Christ, the Reigning Yahweh
As Christians, we read this psalm through the lens of the New Testament, and when we do, we see that it is a psalm about the Lord Jesus Christ. The author of Hebrews says to the Son, "Your throne, O God, is forever and ever" (Hebrews 1:8). Jesus Christ is the reigning Yahweh of Psalm 93.
When did He gird Himself with strength? He did this when He girded Himself with human flesh in the incarnation. He took on our weakness in order to display His divine strength. The cross was the ultimate enthronement. It looked like the moment of greatest weakness, the moment the world was shaken to its foundations. But it was in fact the moment of ultimate victory, where the King disarmed the principalities and powers, triumphing over them in it (Colossians 2:15). His resurrection and ascension were His public coronation, where the Father said to Him, "Sit at My right hand, until I make Your enemies a footstool for Your feet" (Psalm 110:1).
He is reigning now. He is not waiting to reign. He is actively governing all the affairs of heaven and earth from the right hand of the Father. He is putting all His enemies under His feet. And because He reigns, the world He purchased with His blood is established and will not be ultimately shaken. His church is built on a rock, and the gates of Hell will not prevail against it.
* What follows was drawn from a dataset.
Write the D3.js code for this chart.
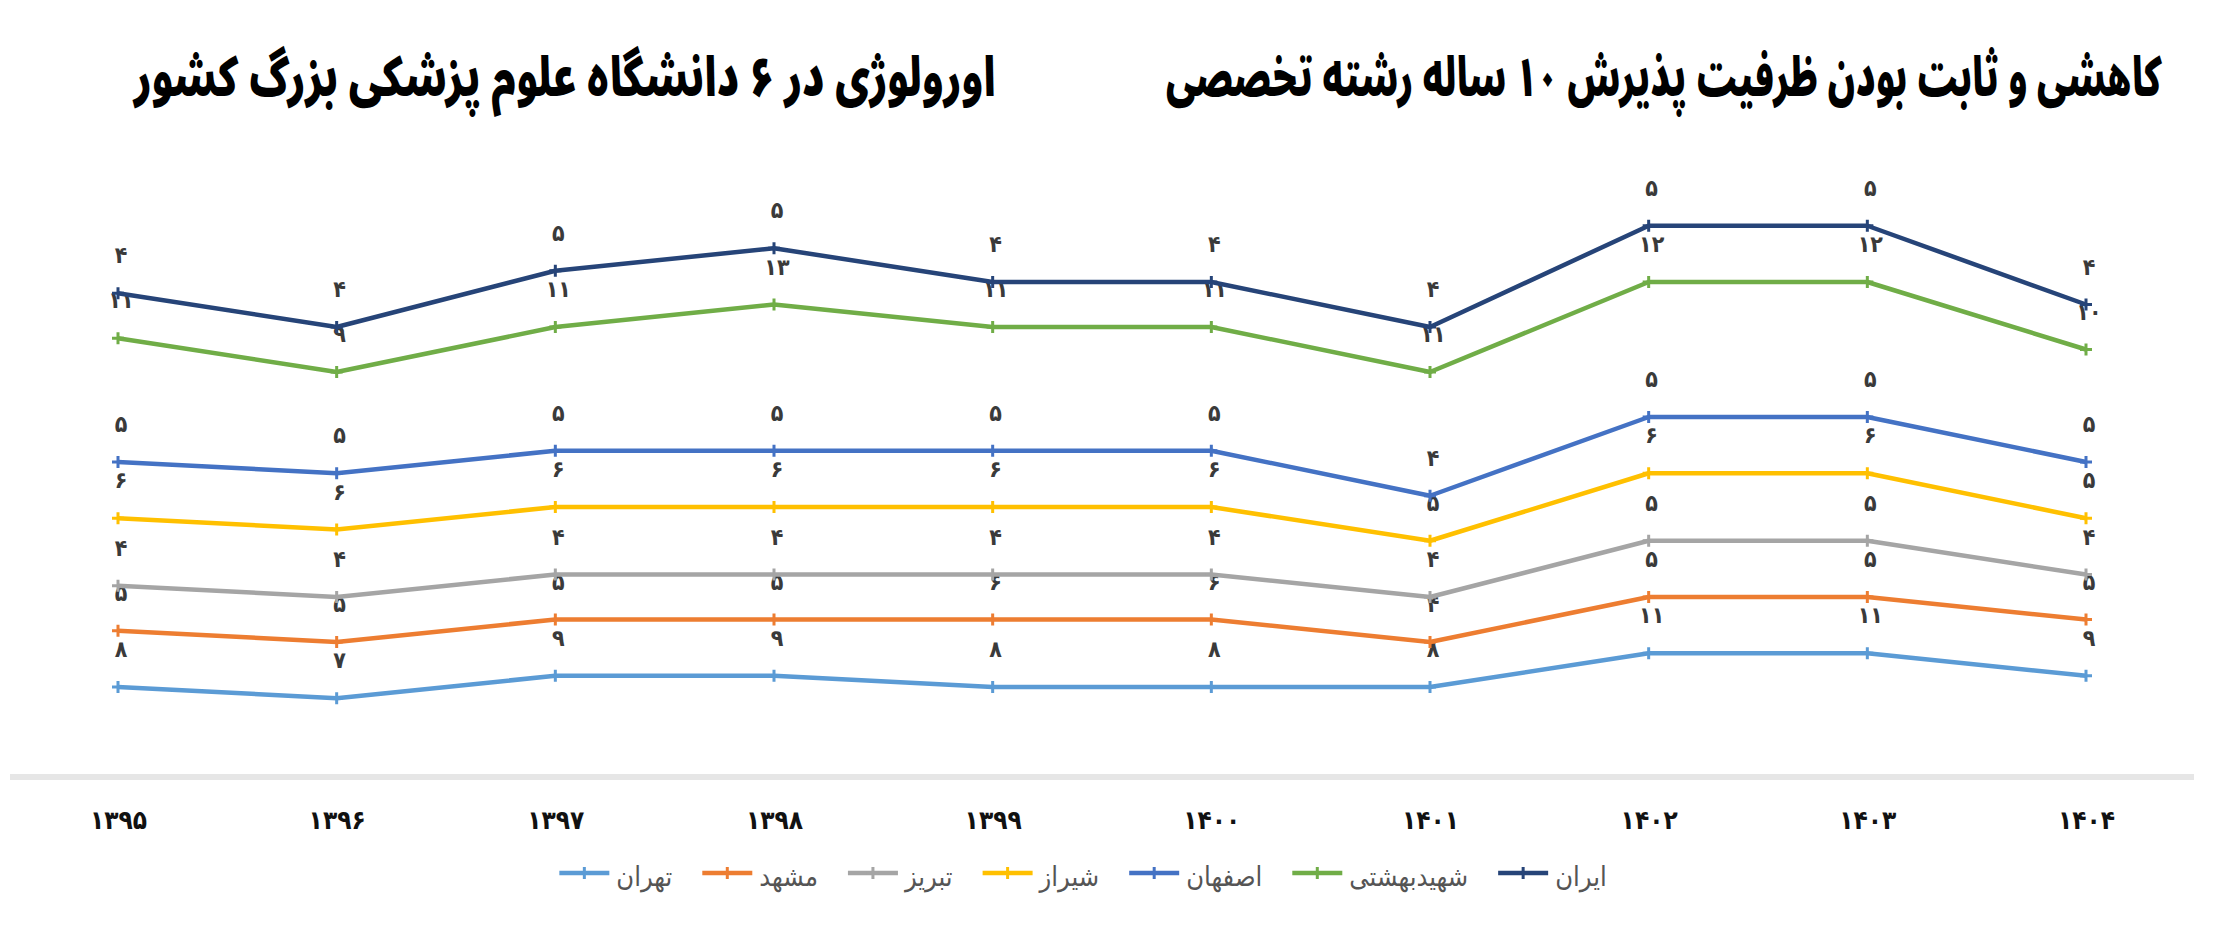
<!DOCTYPE html>
<html>
<head>
<meta charset="utf-8">
<script src="https://cdnjs.cloudflare.com/ajax/libs/d3/7.8.5/d3.min.js"></script>
<style>
  body { margin: 0; background: #fff; }
  svg { display: block; }
</style>
</head>
<body>
<div class="lineCh"></div>
<script>
// tick labels (years, Persian calendar)
const years = ['۱۳۹۵','۱۳۹۶','۱۳۹۷','۱۳۹۸','۱۳۹۹','۱۴۰۰','۱۴۰۱','۱۴۰۲','۱۴۰۳','۱۴۰۴']

// series, bottom to top (stacked)
const seriesNames = ['تهران','مشهد','تبریز','شیراز','اصفهان','شهیدبهشتی','ایران']
const tehran   = [8, 7, 9, 9, 8, 8, 8, 11, 11, 9]
const mashhad  = [5, 5, 5, 5, 6, 6, 4, 5, 5, 5]
const tabriz   = [4, 4, 4, 4, 4, 4, 4, 5, 5, 4]
const shiraz   = [6, 6, 6, 6, 6, 6, 5, 6, 6, 5]
const isfahan  = [5, 5, 5, 5, 5, 5, 4, 5, 5, 5]
const beheshti = [11, 9, 11, 13, 11, 11, 11, 12, 12, 10]
const iran     = [4, 4, 5, 5, 4, 4, 4, 5, 5, 4]

const titleRight = 'کاهشی و ثابت بودن ظرفیت پذیرش ۱۰ ساله رشته تخصصی'
const titleLeft = 'اورولوژی در ۶ دانشگاه علوم پزشکی بزرگ کشور'

const colors = ['#5B9BD5','#ED7D31','#A5A5A5','#FFC000','#4472C4','#70AD47','#264478']

const W = 2218, H = 952
const fa = n => String(n).replace(/\d/g, d => '۰۱۲۳۴۵۶۷۸۹'[d])

// table for d3.stack
const allSeries = [tehran, mashhad, tabriz, shiraz, isfahan, beheshti, iran]
const table = years.map((y, i) => {
  const row = { year: y }
  seriesNames.forEach((s, k) => row[s] = allSeries[k][i])
  return row
})
const stacked = d3.stack().keys(seriesNames)(table)

const svg = d3.select('.lineCh').append('svg')
  .attr('width', W)
  .attr('height', H)

svg.append('rect').attr('width', W).attr('height', H).attr('fill', '#fff')

// title (one sentence, split in two blocks); squeeze each block to its width
const drawTitle = (txt, cx, width) => {
  const g = svg.append('g')
  const t = g.append('text')
    .attr('x', 0).attr('y', 0)
    .attr('text-anchor', 'middle')
    .attr('direction', 'rtl')
    .style('font-family', '"Noto Sans Arabic", "DejaVu Sans", sans-serif')
    .style('font-weight', 900)
    .style('font-size', '54px')
    .attr('fill', '#000')
    .text(txt)
  const w = t.node().getComputedTextLength()
  g.attr('transform', 'translate(' + cx + ',96) scale(' + (width / w) + ',1)')
}
drawTitle(titleRight, 1664, 996)
drawTitle(titleLeft, 565, 862)

// scales
const x = d3.scalePoint().domain(years).range([118, 2086])
const y = d3.scaleLinear().domain([0, 50]).range([777, 777 - 50 * 11.25])

// axis base line
svg.append('line')
  .attr('x1', 10).attr('x2', 2194)
  .attr('y1', y(0)).attr('y2', y(0))
  .attr('stroke', '#e6e6e6')
  .attr('stroke-width', 6)

const xAxis = svg.append('g')
  .attr('transform', 'translate(0,829)')
  .call(d3.axisBottom(x).tickSize(0).tickPadding(0))
xAxis.select('.domain').remove()
xAxis.selectAll('text')
  .attr('y', 0).attr('dy', 0)
  .style('font-family', '"DejaVu Sans Condensed", "DejaVu Sans", sans-serif')
  .style('font-weight', 'bold')
  .style('font-size', '26px')
  .attr('fill', '#111')

// lines
const line = d3.line()
  .x((d, i) => x(years[i]))
  .y(d => y(d[1]))

const plus = (cx, cy, r) => `M${cx - r},${cy}H${cx + r}M${cx},${cy - r}V${cy + r}`

const layers = svg.selectAll('.layer')
  .data(stacked)
  .enter().append('g')
  .attr('class', 'layer')

layers.append('path')
  .attr('d', d => line(d))
  .attr('fill', 'none')
  .attr('stroke', (d, i) => colors[i])
  .attr('stroke-width', 4.5)
  .attr('stroke-linejoin', 'round')

layers.each(function (s, k) {
  const g = d3.select(this)
  g.selectAll('.mk')
    .data(s)
    .enter().append('path')
    .attr('class', 'mk')
    .attr('d', (d, i) => plus(x(years[i]), y(d[1]), 6))
    .attr('stroke', colors[k])
    .attr('stroke-width', 3)

  g.selectAll('.lbl')
    .data(s)
    .enter().append('text')
    .attr('class', 'lbl')
    .attr('x', (d, i) => x(years[i]) + 3)
    .attr('y', d => y(d[1]) - 38)
    .attr('text-anchor', 'middle')
    .attr('dominant-baseline', 'central')
    .style('font-family', '"DejaVu Sans Condensed", "DejaVu Sans", sans-serif')
    .style('font-weight', 'bold')
    .style('font-size', '23px')
    .attr('fill', '#3a3a3a')
    .text(d => fa(d[1] - d[0]))
})

// legend
const legend = svg.append('g').attr('class', 'legend')
const items = legend.selectAll('.item')
  .data(seriesNames)
  .enter().append('g')
  .attr('class', 'item')

items.append('line')
  .attr('x1', 0).attr('x2', 50)
  .attr('y1', 0).attr('y2', 0)
  .attr('stroke', (d, i) => colors[i])
  .attr('stroke-width', 4.5)
items.append('path')
  .attr('d', plus(25, 0, 6))
  .attr('stroke', (d, i) => colors[i])
  .attr('stroke-width', 3)
items.append('text')
  .attr('x', 57)
  .attr('y', 13)
  .attr('direction', 'rtl')
  .attr('text-anchor', 'end')
  .style('font-family', '"DejaVu Sans Condensed", "DejaVu Sans", sans-serif')
  .style('font-size', '27px')
  .attr('fill', '#555')
  .text(d => d)

// place legend items one after another, centred under the chart
let cx = 0
const widths = []
items.each(function () {
  widths.push(57 + d3.select(this).select('text').node().getComputedTextLength())
})
const gap = 30
const total = d3.sum(widths) + gap * (widths.length - 1)
const startX = 1083 - total / 2
items.attr('transform', (d, i) => {
  const t = 'translate(' + (startX + cx) + ',873)'
  cx += widths[i] + gap
  return t
})
</script>
</body>
</html>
Therefore, we are not to live in fear. We are not to be tossed to and fro by every wind of cultural change. The headlines do not determine the security of God's throne. Our task is not to wring our hands in anxiety, but to roll up our sleeves in service to the King. We are to live as confident citizens of an unshakable kingdom. We are to declare the present-tense reality that Yahweh, in the person of Jesus Christ, reigns. And because He reigns, we are to call all men everywhere to repent and bow the knee. For His throne is established from of old, and He is from everlasting.